**EXERCISE PROMPT**
From the listing that follows, output everything exactly except the pictures.
___ INFORMATION SHOWN ___
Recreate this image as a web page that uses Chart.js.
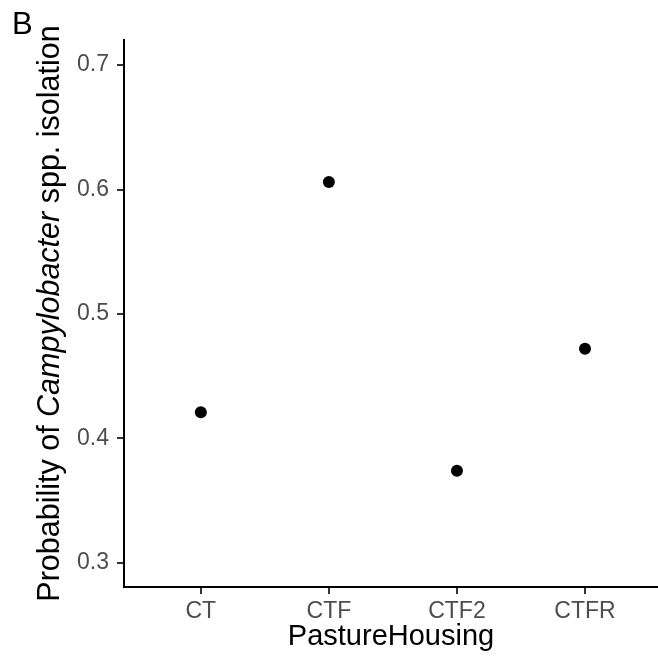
<!DOCTYPE html>
<html>
<head>
<meta charset="utf-8">
<script src="https://cdn.jsdelivr.net/npm/chart.js@4"></script>
<style>
  body { margin: 0; background: #fff; }
  canvas { display: block; }
</style>
</head>
<body>
<canvas id="grafico" width="658" height="659"></canvas>
<script>
// datos
const categorias = ["CT", "CTF", "CTF2", "CTFR"];
const probabilidad = [0.421, 0.606, 0.374, 0.472];
const ticksY = [0.3, 0.4, 0.5, 0.6, 0.7];

const fuente = "'Liberation Sans', Arial, sans-serif";

// titulo del eje y con "Campylobacter" en cursiva, y la letra del panel
const textoExtra = {
  id: "textoExtra",
  afterDraw(chart) {
    const ctx = chart.ctx;
    const area = chart.chartArea;
    ctx.save();
    ctx.fillStyle = "#000";
    ctx.textBaseline = "alphabetic";
    ctx.textAlign = "left";
    ctx.font = "31px " + fuente;
    ctx.fillText("B", 12, 34);

    const partes = [
      { t: "Probability of ", f: "30.5px " + fuente },
      { t: "Campylobacter", f: "italic 30.5px " + fuente },
      { t: " spp. isolation", f: "30.5px " + fuente }
    ];
    let total = 0;
    partes.forEach(p => { ctx.font = p.f; p.w = ctx.measureText(p.t).width; total += p.w; });
    ctx.translate(59, (area.top + area.bottom) / 2);
    ctx.rotate(-Math.PI / 2);
    let x = -total / 2;
    partes.forEach(p => { ctx.font = p.f; ctx.fillText(p.t, x, 0); x += p.w; });
    ctx.restore();
  }
};

new Chart(document.getElementById("grafico"), {
  type: "scatter",
  data: {
    datasets: [{
      data: probabilidad.map((v, i) => ({ x: i, y: v })),
      backgroundColor: "#000",
      borderColor: "#000",
      borderWidth: 0,
      pointRadius: 6,
      pointHoverRadius: 6
    }]
  },
  options: {
    responsive: false,
    animation: false,
    layout: { autoPadding: false, padding: { top: 40, right: 0, left: 0, bottom: 0 } },
    plugins: {
      legend: { display: false },
      tooltip: { enabled: false }
    },
    scales: {
      x: {
        type: "linear",
        min: -0.6,
        max: 3.57,
        afterBuildTicks: s => { s.ticks = categorias.map((c, i) => ({ value: i })); },
        afterFit: s => { s.height = 72; s.paddingLeft = 0; s.paddingRight = 0; },
        ticks: {
          callback: v => categorias[v],
          color: "#4d4d4d",
          font: { family: fuente, size: 23 },
          padding: 4,
          maxRotation: 0
        },
        grid: { drawOnChartArea: false, drawTicks: true, tickLength: 7, tickColor: "#333", lineWidth: 2 },
        border: { display: true, color: "#000", width: 2 },
        title: {
          display: true,
          text: "PastureHousing",
          color: "#000",
          font: { family: fuente, size: 29 },
          padding: { top: 0, bottom: 5 }
        }
      },
      y: {
        min: 0.2805,
        max: 0.7202,
        afterBuildTicks: s => { s.ticks = ticksY.map(v => ({ value: v })); },
        afterFit: s => { s.width = 124; s.paddingTop = 0; s.paddingBottom = 0; },
        ticks: {
          callback: v => v.toFixed(1),
          color: "#4d4d4d",
          font: { family: fuente, size: 23 },
          padding: 8
        },
        grid: { drawOnChartArea: false, drawTicks: true, tickLength: 7, tickColor: "#333", lineWidth: 2 },
        border: { display: true, color: "#000", width: 2 }
      }
    }
  },
  plugins: [textoExtra]
});
</script>
</body>
</html>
___
**SOLUTION FOR THIS TASK**
Recreate this image as a web page that uses Chart.js.
<!DOCTYPE html>
<html>
<head>
<meta charset="utf-8">
<script src="https://cdn.jsdelivr.net/npm/chart.js@4"></script>
<style>
  body { margin: 0; background: #fff; }
  canvas { display: block; }
</style>
</head>
<body>
<canvas id="grafico" width="658" height="659"></canvas>
<script>
// datos
const categorias = ["CT", "CTF", "CTF2", "CTFR"];
const probabilidad = [0.421, 0.606, 0.374, 0.472];
const ticksY = [0.3, 0.4, 0.5, 0.6, 0.7];

const fuente = "'Liberation Sans', Arial, sans-serif";

// titulo del eje y con "Campylobacter" en cursiva, y la letra del panel
const textoExtra = {
  id: "textoExtra",
  afterDraw(chart) {
    const ctx = chart.ctx;
    const area = chart.chartArea;
    ctx.save();
    ctx.fillStyle = "#000";
    ctx.textBaseline = "alphabetic";
    ctx.textAlign = "left";
    ctx.font = "31px " + fuente;
    ctx.fillText("B", 12, 34);

    const partes = [
      { t: "Probability of ", f: "30.5px " + fuente },
      { t: "Campylobacter", f: "italic 30.5px " + fuente },
      { t: " spp. isolation", f: "30.5px " + fuente }
    ];
    let total = 0;
    partes.forEach(p => { ctx.font = p.f; p.w = ctx.measureText(p.t).width; total += p.w; });
    ctx.translate(59, (area.top + area.bottom) / 2);
    ctx.rotate(-Math.PI / 2);
    let x = -total / 2;
    partes.forEach(p => { ctx.font = p.f; ctx.fillText(p.t, x, 0); x += p.w; });
    ctx.restore();
  }
};

new Chart(document.getElementById("grafico"), {
  type: "scatter",
  data: {
    datasets: [{
      data: probabilidad.map((v, i) => ({ x: i, y: v })),
      backgroundColor: "#000",
      borderColor: "#000",
      borderWidth: 0,
      pointRadius: 6,
      pointHoverRadius: 6
    }]
  },
  options: {
    responsive: false,
    animation: false,
    layout: { autoPadding: false, padding: { top: 40, right: 0, left: 0, bottom: 0 } },
    plugins: {
      legend: { display: false },
      tooltip: { enabled: false }
    },
    scales: {
      x: {
        type: "linear",
        min: -0.6,
        max: 3.57,
        afterBuildTicks: s => { s.ticks = categorias.map((c, i) => ({ value: i })); },
        afterFit: s => { s.height = 72; s.paddingLeft = 0; s.paddingRight = 0; },
        ticks: {
          callback: v => categorias[v],
          color: "#4d4d4d",
          font: { family: fuente, size: 23 },
          padding: 4,
          maxRotation: 0
        },
        grid: { drawOnChartArea: false, drawTicks: true, tickLength: 7, tickColor: "#333", lineWidth: 2 },
        border: { display: true, color: "#000", width: 2 },
        title: {
          display: true,
          text: "PastureHousing",
          color: "#000",
          font: { family: fuente, size: 29 },
          padding: { top: 0, bottom: 5 }
        }
      },
      y: {
        min: 0.2805,
        max: 0.7202,
        afterBuildTicks: s => { s.ticks = ticksY.map(v => ({ value: v })); },
        afterFit: s => { s.width = 124; s.paddingTop = 0; s.paddingBottom = 0; },
        ticks: {
          callback: v => v.toFixed(1),
          color: "#4d4d4d",
          font: { family: fuente, size: 23 },
          padding: 8
        },
        grid: { drawOnChartArea: false, drawTicks: true, tickLength: 7, tickColor: "#333", lineWidth: 2 },
        border: { display: true, color: "#000", width: 2 }
      }
    }
  },
  plugins: [textoExtra]
});
</script>
</body>
</html>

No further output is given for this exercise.